[Written instruction] Print the listing in its entirety and exactly, leaving out images.

——

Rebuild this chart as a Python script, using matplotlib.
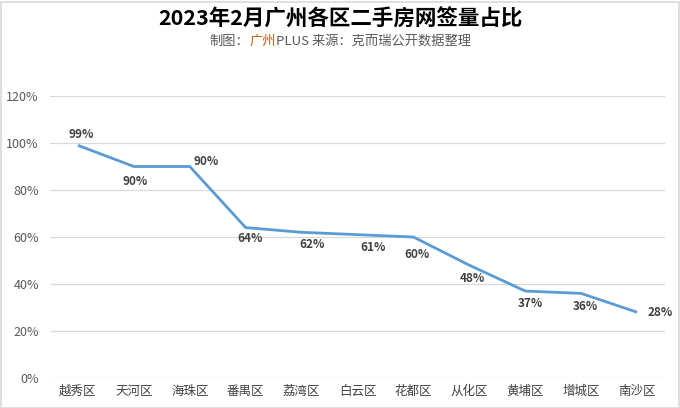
import matplotlib
matplotlib.use("Agg")
import matplotlib.pyplot as plt
from matplotlib.patches import Rectangle
from matplotlib.ticker import FuncFormatter

plt.rcParams['font.family'] = ['Noto Sans CJK SC', 'DejaVu Sans']

districts = ["越秀区", "天河区", "海珠区", "番禺区", "荔湾区", "白云区", "花都区", "从化区", "黄埔区", "增城区", "南沙区"]
shares = [99, 90, 90, 64, 62, 61, 60, 48, 37, 36, 28]
label_offsets = [(3, 11), (1, -15), (16, 5), (4, -11), (10, -12), (16, -13),
                 (4, -17), (3, -13), (5, -12), (4, -13), (23, 0)]
yticks = [0, 20, 40, 60, 80, 100, 120]

fig = plt.figure(figsize=(6.8, 4.08), dpi=100)
ax = fig.add_axes([50/680, 30/408, 615/680, 282/408])

x = list(range(len(districts)))
ax.plot(x, shares, color="#5B9BD5", lw=2.0, solid_capstyle="butt", zorder=3)

for xi, v, (dx, dy) in zip(x, shares, label_offsets):
    ax.annotate(f"{v}%", (xi, v), xytext=(dx, dy), textcoords="offset pixels",
                ha="center", va="center", fontsize=8.5, fontweight="bold", color="#404040")

ax.set_xlim(-0.5, len(districts) - 0.5)
ax.set_ylim(0, 120)
ax.set_yticks(yticks)
ax.yaxis.set_major_formatter(FuncFormatter(lambda v, p: f"{int(v)}%"))
ax.set_xticks(x)
ax.set_xticklabels(districts)
ax.tick_params(axis="y", length=0, pad=8, labelsize=9, labelcolor="#595959")
ax.tick_params(axis="x", length=0, pad=5, labelsize=9, labelcolor="#404040")
ax.grid(axis="y", color="#D9D9D9", lw=0.9)
ax.set_axisbelow(True)
for s in ax.spines.values():
    s.set_visible(False)

fig.text(0.5, 1 - 19/408, "2023年2月广州各区二手房网签量占比", ha="center", va="center",
         fontsize=15.5, fontweight="bold", color="#000000")

# subtitle with coloured part
parts = [("制图：", "#595959"), ("广州", "#C55A11"), ("PLUS 来源：克而瑞公开数据整理", "#595959")]
fig.canvas.draw()
renderer = fig.canvas.get_renderer()
texts = []
for s, c in parts:
    t = fig.text(0, 1 - 41/408, s, ha="left", va="center", fontsize=9.5, color=c)
    texts.append(t)
widths = [t.get_window_extent(renderer).width for t in texts]
total = sum(widths)
start = 340 - total / 2
for t, w in zip(texts, widths):
    t.set_x(start / 680)
    start += w

fig.patches.append(Rectangle((0.5/680, 0.5/408), 678/680, 406/408, transform=fig.transFigure,
                             fill=False, edgecolor="#D9D9D9", lw=1.2))

fig.savefig("out.png", dpi=100, facecolor="white")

——

[Exercise result]
Rebuild this chart as a Python script, using matplotlib.
import matplotlib
matplotlib.use("Agg")
import matplotlib.pyplot as plt
from matplotlib.patches import Rectangle
from matplotlib.ticker import FuncFormatter

plt.rcParams['font.family'] = ['Noto Sans CJK SC', 'DejaVu Sans']

districts = ["越秀区", "天河区", "海珠区", "番禺区", "荔湾区", "白云区", "花都区", "从化区", "黄埔区", "增城区", "南沙区"]
shares = [99, 90, 90, 64, 62, 61, 60, 48, 37, 36, 28]
label_offsets = [(3, 11), (1, -15), (16, 5), (4, -11), (10, -12), (16, -13),
                 (4, -17), (3, -13), (5, -12), (4, -13), (23, 0)]
yticks = [0, 20, 40, 60, 80, 100, 120]

fig = plt.figure(figsize=(6.8, 4.08), dpi=100)
ax = fig.add_axes([50/680, 30/408, 615/680, 282/408])

x = list(range(len(districts)))
ax.plot(x, shares, color="#5B9BD5", lw=2.0, solid_capstyle="butt", zorder=3)

for xi, v, (dx, dy) in zip(x, shares, label_offsets):
    ax.annotate(f"{v}%", (xi, v), xytext=(dx, dy), textcoords="offset pixels",
                ha="center", va="center", fontsize=8.5, fontweight="bold", color="#404040")

ax.set_xlim(-0.5, len(districts) - 0.5)
ax.set_ylim(0, 120)
ax.set_yticks(yticks)
ax.yaxis.set_major_formatter(FuncFormatter(lambda v, p: f"{int(v)}%"))
ax.set_xticks(x)
ax.set_xticklabels(districts)
ax.tick_params(axis="y", length=0, pad=8, labelsize=9, labelcolor="#595959")
ax.tick_params(axis="x", length=0, pad=5, labelsize=9, labelcolor="#404040")
ax.grid(axis="y", color="#D9D9D9", lw=0.9)
ax.set_axisbelow(True)
for s in ax.spines.values():
    s.set_visible(False)

fig.text(0.5, 1 - 19/408, "2023年2月广州各区二手房网签量占比", ha="center", va="center",
         fontsize=15.5, fontweight="bold", color="#000000")

# subtitle with coloured part
parts = [("制图：", "#595959"), ("广州", "#C55A11"), ("PLUS 来源：克而瑞公开数据整理", "#595959")]
fig.canvas.draw()
renderer = fig.canvas.get_renderer()
texts = []
for s, c in parts:
    t = fig.text(0, 1 - 41/408, s, ha="left", va="center", fontsize=9.5, color=c)
    texts.append(t)
widths = [t.get_window_extent(renderer).width for t in texts]
total = sum(widths)
start = 340 - total / 2
for t, w in zip(texts, widths):
    t.set_x(start / 680)
    start += w

fig.patches.append(Rectangle((0.5/680, 0.5/408), 678/680, 406/408, transform=fig.transFigure,
                             fill=False, edgecolor="#D9D9D9", lw=1.2))

fig.savefig("out.png", dpi=100, facecolor="white")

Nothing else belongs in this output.